***** DATA ENTRIES

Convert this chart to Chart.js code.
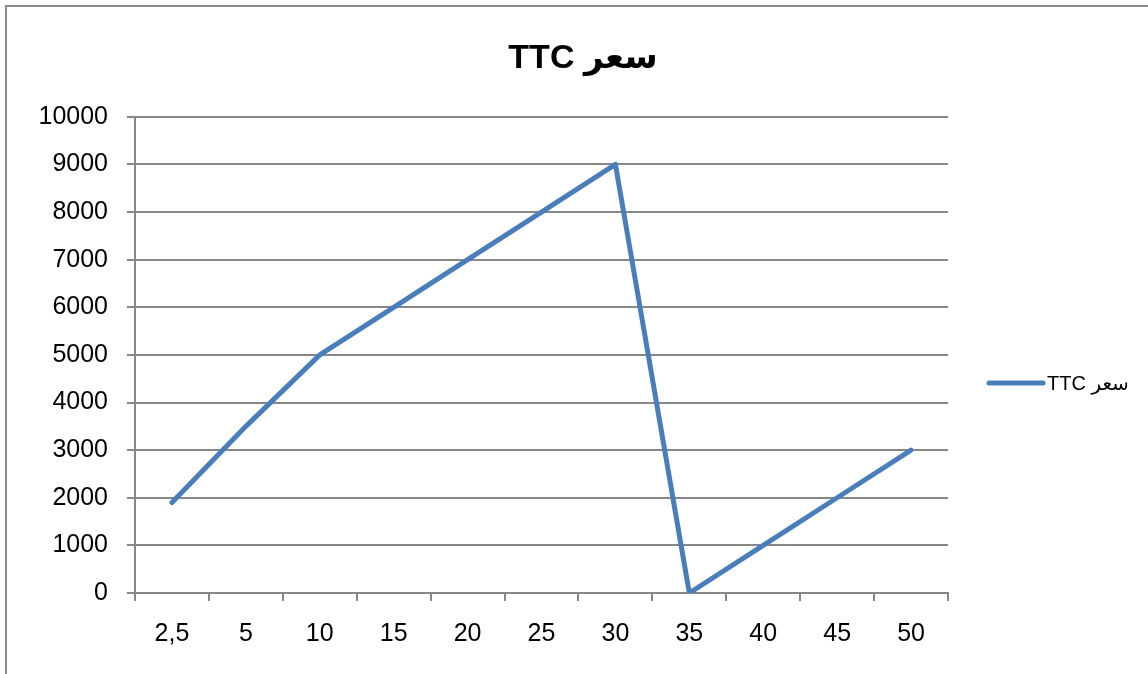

**********
***** DATA ENTRIES

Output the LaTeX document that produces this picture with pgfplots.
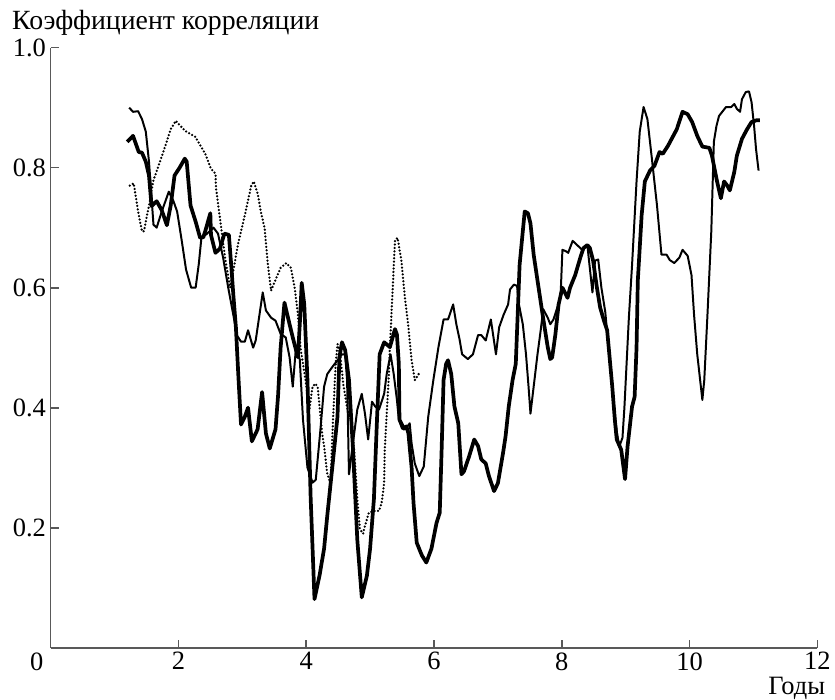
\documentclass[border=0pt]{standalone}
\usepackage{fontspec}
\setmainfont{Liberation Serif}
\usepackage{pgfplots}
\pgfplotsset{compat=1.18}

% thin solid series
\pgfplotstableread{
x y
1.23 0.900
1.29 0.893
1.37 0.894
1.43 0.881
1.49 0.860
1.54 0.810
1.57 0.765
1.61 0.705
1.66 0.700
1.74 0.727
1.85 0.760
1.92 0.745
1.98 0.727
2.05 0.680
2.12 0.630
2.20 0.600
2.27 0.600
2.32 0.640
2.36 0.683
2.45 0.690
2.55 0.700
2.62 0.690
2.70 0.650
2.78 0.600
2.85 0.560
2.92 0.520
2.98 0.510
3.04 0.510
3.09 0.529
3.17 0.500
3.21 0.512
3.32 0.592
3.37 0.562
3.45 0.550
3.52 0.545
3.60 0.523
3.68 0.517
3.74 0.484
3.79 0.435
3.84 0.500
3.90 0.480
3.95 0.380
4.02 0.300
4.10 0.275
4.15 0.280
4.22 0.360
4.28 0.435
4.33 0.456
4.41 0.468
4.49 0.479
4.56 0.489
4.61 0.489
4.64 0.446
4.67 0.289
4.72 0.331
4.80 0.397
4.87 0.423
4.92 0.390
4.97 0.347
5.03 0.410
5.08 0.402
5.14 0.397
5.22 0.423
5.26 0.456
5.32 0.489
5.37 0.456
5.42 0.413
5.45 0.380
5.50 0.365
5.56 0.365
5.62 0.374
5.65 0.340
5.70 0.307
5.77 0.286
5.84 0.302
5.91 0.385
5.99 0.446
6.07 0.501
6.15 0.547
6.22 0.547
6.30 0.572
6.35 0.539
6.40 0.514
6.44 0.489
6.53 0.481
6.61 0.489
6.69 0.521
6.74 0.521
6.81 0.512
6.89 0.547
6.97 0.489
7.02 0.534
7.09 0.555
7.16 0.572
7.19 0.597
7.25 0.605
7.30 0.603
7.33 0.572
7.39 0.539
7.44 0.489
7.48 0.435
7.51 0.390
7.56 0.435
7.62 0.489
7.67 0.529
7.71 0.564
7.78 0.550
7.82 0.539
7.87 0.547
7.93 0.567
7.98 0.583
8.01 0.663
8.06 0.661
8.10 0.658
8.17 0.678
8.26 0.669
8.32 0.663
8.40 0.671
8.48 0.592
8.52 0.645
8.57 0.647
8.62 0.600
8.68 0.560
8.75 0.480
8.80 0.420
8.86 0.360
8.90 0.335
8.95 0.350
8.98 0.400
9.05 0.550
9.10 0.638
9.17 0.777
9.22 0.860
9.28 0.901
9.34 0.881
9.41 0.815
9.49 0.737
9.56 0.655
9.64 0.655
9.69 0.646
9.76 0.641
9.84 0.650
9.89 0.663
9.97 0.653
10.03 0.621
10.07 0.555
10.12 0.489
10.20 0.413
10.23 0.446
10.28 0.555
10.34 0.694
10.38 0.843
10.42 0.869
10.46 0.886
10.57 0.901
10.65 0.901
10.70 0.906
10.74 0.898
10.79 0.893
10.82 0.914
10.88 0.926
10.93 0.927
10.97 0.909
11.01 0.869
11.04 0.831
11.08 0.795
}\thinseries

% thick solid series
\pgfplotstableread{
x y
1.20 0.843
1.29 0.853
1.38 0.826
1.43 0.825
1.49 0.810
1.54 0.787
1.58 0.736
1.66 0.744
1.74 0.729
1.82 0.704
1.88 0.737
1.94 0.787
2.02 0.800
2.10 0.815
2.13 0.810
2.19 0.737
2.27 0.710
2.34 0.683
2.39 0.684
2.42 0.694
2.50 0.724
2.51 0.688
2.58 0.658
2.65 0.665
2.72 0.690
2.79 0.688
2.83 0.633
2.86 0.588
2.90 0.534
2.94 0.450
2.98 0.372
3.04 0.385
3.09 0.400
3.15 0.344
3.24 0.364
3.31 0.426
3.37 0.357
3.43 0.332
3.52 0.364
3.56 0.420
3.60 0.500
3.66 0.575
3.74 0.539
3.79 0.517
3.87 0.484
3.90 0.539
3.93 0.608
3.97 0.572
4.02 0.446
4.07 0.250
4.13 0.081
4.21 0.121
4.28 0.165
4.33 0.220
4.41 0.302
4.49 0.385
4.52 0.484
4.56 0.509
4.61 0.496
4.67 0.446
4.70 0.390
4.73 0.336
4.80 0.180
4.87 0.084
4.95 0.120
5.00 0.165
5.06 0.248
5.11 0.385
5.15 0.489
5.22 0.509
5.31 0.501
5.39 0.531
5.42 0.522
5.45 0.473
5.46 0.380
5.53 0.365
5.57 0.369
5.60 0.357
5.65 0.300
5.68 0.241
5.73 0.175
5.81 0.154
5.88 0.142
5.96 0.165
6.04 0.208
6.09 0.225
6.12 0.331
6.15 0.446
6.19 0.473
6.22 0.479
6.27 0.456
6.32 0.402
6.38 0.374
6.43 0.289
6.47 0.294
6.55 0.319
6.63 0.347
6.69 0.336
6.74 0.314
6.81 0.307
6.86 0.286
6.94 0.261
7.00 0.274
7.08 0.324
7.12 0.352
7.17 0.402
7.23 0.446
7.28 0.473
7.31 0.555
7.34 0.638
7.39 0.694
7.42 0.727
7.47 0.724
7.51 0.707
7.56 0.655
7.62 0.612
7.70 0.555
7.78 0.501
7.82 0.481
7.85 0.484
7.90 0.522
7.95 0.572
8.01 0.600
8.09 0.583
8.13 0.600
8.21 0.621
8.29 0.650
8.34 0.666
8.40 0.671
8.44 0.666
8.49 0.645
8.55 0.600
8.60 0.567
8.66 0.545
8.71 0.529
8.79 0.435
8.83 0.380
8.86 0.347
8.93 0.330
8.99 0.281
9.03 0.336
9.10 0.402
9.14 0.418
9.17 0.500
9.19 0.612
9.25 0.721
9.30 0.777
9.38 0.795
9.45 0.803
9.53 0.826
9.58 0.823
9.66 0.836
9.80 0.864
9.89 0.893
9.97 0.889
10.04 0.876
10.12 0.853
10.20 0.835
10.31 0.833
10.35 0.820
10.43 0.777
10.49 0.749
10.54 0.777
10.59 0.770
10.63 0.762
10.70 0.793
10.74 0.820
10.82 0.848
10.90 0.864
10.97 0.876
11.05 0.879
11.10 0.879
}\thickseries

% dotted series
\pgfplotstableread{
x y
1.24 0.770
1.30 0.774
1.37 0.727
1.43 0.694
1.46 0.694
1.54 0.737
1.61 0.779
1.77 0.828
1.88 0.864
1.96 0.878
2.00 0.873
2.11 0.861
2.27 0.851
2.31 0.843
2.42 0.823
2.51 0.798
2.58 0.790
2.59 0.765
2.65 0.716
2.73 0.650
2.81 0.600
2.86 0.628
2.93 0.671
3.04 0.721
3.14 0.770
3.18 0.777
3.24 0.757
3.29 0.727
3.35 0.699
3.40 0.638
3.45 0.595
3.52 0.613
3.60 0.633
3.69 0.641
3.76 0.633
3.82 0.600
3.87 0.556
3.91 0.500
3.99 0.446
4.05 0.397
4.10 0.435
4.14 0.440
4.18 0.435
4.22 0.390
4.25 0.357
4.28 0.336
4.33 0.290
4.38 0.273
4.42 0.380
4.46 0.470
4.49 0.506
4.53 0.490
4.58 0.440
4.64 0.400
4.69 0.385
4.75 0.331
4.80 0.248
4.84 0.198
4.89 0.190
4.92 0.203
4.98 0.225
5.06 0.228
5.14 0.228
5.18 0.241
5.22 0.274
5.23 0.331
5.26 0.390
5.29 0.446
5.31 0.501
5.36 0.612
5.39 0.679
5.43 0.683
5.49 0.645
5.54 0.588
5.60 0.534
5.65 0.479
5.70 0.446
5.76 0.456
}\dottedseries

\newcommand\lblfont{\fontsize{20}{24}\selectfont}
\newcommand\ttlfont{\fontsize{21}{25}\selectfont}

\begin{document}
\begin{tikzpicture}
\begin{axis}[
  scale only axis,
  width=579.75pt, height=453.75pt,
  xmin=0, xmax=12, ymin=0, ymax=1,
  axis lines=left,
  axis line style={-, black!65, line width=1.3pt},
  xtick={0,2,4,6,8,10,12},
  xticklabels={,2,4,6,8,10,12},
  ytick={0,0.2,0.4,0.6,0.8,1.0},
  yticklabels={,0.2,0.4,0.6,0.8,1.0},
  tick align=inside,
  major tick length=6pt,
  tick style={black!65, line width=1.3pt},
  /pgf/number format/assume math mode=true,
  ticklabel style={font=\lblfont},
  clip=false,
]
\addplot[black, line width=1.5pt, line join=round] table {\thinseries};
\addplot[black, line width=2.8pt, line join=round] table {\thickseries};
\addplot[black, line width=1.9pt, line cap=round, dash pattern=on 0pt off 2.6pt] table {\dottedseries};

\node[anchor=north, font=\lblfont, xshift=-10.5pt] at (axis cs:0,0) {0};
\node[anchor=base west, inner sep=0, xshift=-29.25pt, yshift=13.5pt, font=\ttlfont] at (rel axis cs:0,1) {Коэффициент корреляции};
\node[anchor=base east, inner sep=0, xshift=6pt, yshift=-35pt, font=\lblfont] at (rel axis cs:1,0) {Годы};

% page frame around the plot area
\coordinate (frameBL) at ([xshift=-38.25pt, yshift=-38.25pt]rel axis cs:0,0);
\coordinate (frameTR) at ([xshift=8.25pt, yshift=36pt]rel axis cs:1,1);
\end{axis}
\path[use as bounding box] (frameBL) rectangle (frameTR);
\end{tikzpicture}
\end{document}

**********

● **OBJECTIVE**
Give the number of lines above in which the word "this" occurs, with nothing else.

● **WRITTEN SOLUTION**
2